Un’altra operaia racconta gli incontri scarni con il marito: lei lavora di giorno, lui fa il turno di notte, quando lei rientra, poco dopo il marito esce, e quando, a fine turno, lui rincasa, lei va al lavoro. Così si consuma la vita delle donne che hanno avuto la fortuna di trovare un lavoro in fabbrica. 

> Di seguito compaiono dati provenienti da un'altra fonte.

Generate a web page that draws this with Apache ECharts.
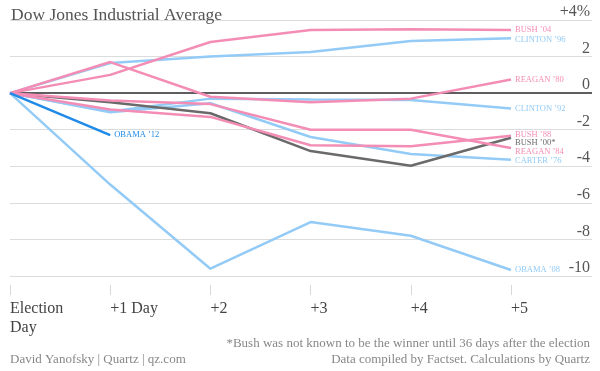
<!DOCTYPE html>
<html>
<head>
<meta charset="utf-8">
<script src="https://cdn.jsdelivr.net/npm/echarts@6/dist/echarts.min.js"></script>
<style>html,body{margin:0;padding:0;background:#fff}#c{width:600px;height:371px}</style>
</head>
<body>
<div id="c"></div>
<script>
var days = [0, 1, 2, 3, 4, 5];
var dayLabels = ['Election\nDay', '+1 Day', '+2', '+3', '+4', '+5'];
var yTickLabels = {'-10': '-10', '-8': '-8', '-6': '-6', '-4': '-4', '-2': '-2', '0': '0', '2': '2', '4': '+4%'};

var bush04    = [0, 1.0, 2.8, 3.45, 3.5, 3.45];
var clinton96 = [0, 1.65, 2.0, 2.25, 2.85, 3.0];
var reagan80  = [0, 1.7, -0.2, -0.5, -0.3, 0.75];
var clinton92 = [0, -1.0, -0.3, -0.35, -0.38, -0.84];
var bush88    = [0, -0.9, -1.3, -2.85, -2.9, -2.33];
var bush00    = [0, -0.5, -1.1, -3.17, -3.97, -2.44];
var reagan84  = [0, -0.4, -0.6, -2.0, -2.0, -3.0];
var carter76  = [0, -1.05, -0.55, -2.4, -3.33, -3.64];
var obama08   = [0, -5.0, -9.6, -7.05, -7.8, -9.67];
var obama12   = [0, -2.3];

var PINK = '#f48db5', BLUE = '#93cbf6', GRAY = '#6a6a6a', DBLUE = '#1f8ae8';
var FONT = 'Liberation Serif';

function pts(arr) { return arr.map(function (v, i) { return [days[i], v]; }); }

function mk(name, arr, color, dy, extra) {
  var s = {
    type: 'line', name: name, data: pts(arr), symbol: 'none', silent: true,
    lineStyle: { color: color, width: 2.5 },
    itemStyle: { color: color },
    endLabel: {
      show: true, formatter: name, color: color, fontSize: 8.5,
      fontFamily: FONT, distance: 4, offset: [0, dy || 0]
    },
    z: 3
  };
  if (extra) for (var k in extra) s[k] = extra[k];
  return s;
}

var series = [
  mk('OBAMA \u201908', obama08, BLUE, 0, {
    markLine: {
      silent: true, symbol: 'none', label: { show: false },
      lineStyle: { color: '#5e5e5e', width: 2, type: 'solid' },
      data: [{ yAxis: 0 }], z: 2
    }
  }),
  mk('CLINTON \u201996', clinton96, BLUE, 1),
  mk('CLINTON \u201992', clinton92, BLUE, 0),
  mk('CARTER \u201976', carter76, BLUE, 1),
  mk('BUSH \u201900*', bush00, GRAY, 5),
  mk('BUSH \u201988', bush88, PINK, -1),
  mk('REAGAN \u201984', reagan84, PINK, 4),
  mk('REAGAN \u201980', reagan80, PINK, 0),
  mk('BUSH \u201904', bush04, PINK, 0),
  mk('OBAMA \u201912', obama12, DBLUE, 0)
];

var chart = echarts.init(document.getElementById('c'), null, { renderer: 'canvas' });
chart.setOption({
  animation: false,
  backgroundColor: '#fff',
  textStyle: { fontFamily: FONT },
  title: {
    text: 'Dow Jones Industrial Average', left: 6, top: 1,
    textStyle: { fontSize: 17.5, fontWeight: 'normal', color: '#555', fontFamily: FONT }
  },
  grid: { left: 10, right: 8, top: 20, bottom: 95, containLabel: false },
  xAxis: {
    type: 'value', min: 0, max: 5 * 582 / 501, interval: 1,
    position: 'bottom', offset: 9,
    axisLine: { show: false, onZero: false },
    axisTick: { show: true, length: 10, lineStyle: { color: '#d8d8d8', width: 1 } },
    splitLine: { show: false },
    axisLabel: {
      showMaxLabel: false, align: 'left', margin: 14,
      fontSize: 16, color: '#444', fontFamily: FONT, lineHeight: 19,
      formatter: function (v) { return (v % 1 === 0 && dayLabels[v] !== undefined) ? dayLabels[v] : ''; }
    }
  },
  yAxis: {
    type: 'value', min: -10, max: 4, interval: 2, position: 'right',
    axisLine: { show: false }, axisTick: { show: false },
    splitLine: { show: true, lineStyle: { color: '#dcdcdc', width: 1 } },
    axisLabel: {
      inside: true, margin: 2, verticalAlign: 'bottom',
      fontSize: 16, color: '#555', fontFamily: FONT,
      formatter: function (v) { return yTickLabels[String(v)]; }
    }
  },
  graphic: [
    { type: 'text', left: 10, top: 353, style: { text: 'David Yanofsky | Quartz | qz.com', fill: '#888', fontSize: 13, fontFamily: FONT } },
    { type: 'text', right: 10, top: 337, style: { text: '*Bush was not known to be the winner until 36 days after the election', fill: '#888', fontSize: 13, fontFamily: FONT } },
    { type: 'text', right: 10, top: 353, style: { text: 'Data compiled by Factset. Calculations by Quartz', fill: '#888', fontSize: 13, fontFamily: FONT } }
  ],
  series: series
});
</script>
</body>
</html>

Torniamo a quel 1958 che segna l’esordio di Cecilia Mangini. È il produttore Fulvio Lucisano (nei decenni a venire la sua casa produrrà centinaia di film e documentari) a darle la possibilità di girare il suo primo documentario. Lucisano ha fiducia in quella donna magra e minuta, dall’apparenza fragile, ma assolutamente determinata. Forse ha visto le fotografie scattate nel viaggio alle isole Eolie fatto con il marito Lino Del Fra (che diventerà uno dei più importanti documentaristi italiani) nell’estate del 1952. Straordinarie quelle foto: il biancore accecante delle cave di pomice di Lipari, la luce che avviluppa i corpi dei minatori mettendo in risalto la loro fatica. Lucisano capisce la capacità che ha Cecilia Mangini di accogliere la realtà, e di vibrare con essa. “La Realtà è una divinità elargita a chiunque sappia afferrarla”, dice. 

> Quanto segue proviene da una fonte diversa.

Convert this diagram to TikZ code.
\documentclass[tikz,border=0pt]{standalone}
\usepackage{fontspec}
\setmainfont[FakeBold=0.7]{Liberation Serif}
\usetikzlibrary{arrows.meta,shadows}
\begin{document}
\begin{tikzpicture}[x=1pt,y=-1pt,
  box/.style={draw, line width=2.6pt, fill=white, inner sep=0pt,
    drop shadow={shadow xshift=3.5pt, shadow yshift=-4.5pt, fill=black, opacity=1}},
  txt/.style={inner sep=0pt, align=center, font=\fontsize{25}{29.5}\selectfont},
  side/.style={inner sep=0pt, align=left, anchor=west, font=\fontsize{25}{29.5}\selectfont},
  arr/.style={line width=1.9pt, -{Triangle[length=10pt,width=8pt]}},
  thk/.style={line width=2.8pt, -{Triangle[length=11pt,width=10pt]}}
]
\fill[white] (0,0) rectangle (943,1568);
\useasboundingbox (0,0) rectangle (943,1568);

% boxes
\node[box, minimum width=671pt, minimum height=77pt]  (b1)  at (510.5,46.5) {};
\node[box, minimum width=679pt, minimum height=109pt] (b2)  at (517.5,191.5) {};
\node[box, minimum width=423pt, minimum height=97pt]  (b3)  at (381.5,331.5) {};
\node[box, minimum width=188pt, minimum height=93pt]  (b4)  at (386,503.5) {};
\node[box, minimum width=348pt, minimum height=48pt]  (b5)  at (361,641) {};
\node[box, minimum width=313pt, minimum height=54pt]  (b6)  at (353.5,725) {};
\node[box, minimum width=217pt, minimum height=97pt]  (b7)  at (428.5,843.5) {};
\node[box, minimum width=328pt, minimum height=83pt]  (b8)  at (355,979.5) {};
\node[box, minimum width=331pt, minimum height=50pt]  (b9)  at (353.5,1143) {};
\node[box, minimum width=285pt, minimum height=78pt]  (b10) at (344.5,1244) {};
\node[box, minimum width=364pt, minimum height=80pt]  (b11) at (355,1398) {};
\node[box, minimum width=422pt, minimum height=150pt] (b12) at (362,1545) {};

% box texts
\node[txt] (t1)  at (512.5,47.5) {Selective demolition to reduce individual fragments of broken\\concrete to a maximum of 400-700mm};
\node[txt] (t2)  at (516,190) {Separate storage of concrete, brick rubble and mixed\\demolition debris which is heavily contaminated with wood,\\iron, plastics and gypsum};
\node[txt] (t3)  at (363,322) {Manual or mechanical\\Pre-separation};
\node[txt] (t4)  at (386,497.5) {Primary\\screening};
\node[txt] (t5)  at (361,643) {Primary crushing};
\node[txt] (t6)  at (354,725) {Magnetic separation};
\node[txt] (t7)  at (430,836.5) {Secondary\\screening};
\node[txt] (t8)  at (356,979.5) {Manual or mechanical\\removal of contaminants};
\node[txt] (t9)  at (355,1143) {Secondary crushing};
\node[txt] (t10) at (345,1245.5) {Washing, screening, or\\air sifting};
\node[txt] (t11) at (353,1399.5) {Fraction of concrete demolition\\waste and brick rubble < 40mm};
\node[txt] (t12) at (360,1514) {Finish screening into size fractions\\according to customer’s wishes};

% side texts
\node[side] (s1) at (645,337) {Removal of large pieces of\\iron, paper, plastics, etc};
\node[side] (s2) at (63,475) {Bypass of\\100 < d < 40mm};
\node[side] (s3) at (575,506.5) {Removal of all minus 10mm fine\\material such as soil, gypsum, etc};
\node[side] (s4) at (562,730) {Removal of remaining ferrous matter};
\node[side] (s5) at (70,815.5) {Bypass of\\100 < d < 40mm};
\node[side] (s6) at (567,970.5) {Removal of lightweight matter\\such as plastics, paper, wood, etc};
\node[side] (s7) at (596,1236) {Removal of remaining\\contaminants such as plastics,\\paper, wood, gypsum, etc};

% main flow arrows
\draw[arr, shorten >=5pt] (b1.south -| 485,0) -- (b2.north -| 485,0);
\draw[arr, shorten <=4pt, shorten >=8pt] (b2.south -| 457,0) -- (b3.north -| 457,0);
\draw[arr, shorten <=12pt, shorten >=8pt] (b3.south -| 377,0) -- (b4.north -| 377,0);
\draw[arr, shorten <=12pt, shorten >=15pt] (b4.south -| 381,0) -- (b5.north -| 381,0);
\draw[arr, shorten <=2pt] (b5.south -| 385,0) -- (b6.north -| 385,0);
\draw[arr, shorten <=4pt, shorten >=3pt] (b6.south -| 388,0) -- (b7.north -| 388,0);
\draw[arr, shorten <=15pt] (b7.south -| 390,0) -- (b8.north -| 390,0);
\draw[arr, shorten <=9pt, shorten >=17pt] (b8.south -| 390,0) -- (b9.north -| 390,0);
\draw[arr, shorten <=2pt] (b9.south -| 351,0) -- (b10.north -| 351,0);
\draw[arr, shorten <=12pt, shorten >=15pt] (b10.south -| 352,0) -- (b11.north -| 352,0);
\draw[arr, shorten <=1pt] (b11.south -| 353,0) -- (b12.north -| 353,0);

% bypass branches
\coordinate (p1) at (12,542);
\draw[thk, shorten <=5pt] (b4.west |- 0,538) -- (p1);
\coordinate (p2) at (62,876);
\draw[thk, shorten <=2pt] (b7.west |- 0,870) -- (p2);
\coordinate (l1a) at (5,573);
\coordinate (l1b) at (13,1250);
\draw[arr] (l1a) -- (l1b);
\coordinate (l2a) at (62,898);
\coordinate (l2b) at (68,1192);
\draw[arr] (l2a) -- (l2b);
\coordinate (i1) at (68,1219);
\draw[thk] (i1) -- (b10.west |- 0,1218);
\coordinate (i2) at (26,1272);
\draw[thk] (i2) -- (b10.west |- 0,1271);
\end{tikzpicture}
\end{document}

Così, nel 1958, prende vita il primo documentario: Ignoti alla città, sulla strada aperta da Ragazzi di vita di Pierpaolo Pasolini. Cecilia lo vorrebbe coinvolgere, chiedergli il testo che quasi sempre accompagna le immagini. Teme che, toccato dal successo del suo romanzo, Pasolini possa non essere interessato a un genere povero come il documentario. E poi non sa come contattarlo. Sarà sull’elenco telefonico? C’è: Cecilia dunque gli parla, e lo convince a visionare le immagini. Scriverà il testo che accompagna Ignoti alla città. La partecipazione di Pasolini si allagherà ai due documentari successivi: Il canto della maran”, che è del 1961, e Stendalì. Suonano ancora, del 1960, sulle ritualità funebri della Grecia salentina “per alleviare la mancanza e il vuoto della morte”. Soltanto tre anni separano i due documentari del ’60-‘61 da Essere donne del 1964. Ma è un salto, due Italie: l’imperativa razionalità della fabbrica e la “notte oscura” di una religiosità estranea a ogni modernità, “sopravvissuta alla mutazione antropologica che stava cambiando il volto del paese”. Cecilia Mangini le tiene insieme, passa dall’una all’altra, percorrendo una sorta di “crocevia temporale”.

Fonti:

Cecilia Mangini, Ignoti alla città, documentario, 1958.
Cecilia Mangini, Stendalì, documentario, 1961.
Cecilia Mangini, Essere donne, documentario, 1964.
“Cinema e identità italiana”, a cura di Stefania Parigi, Christian Liva, Vito Zagarrio, Roma, 2019.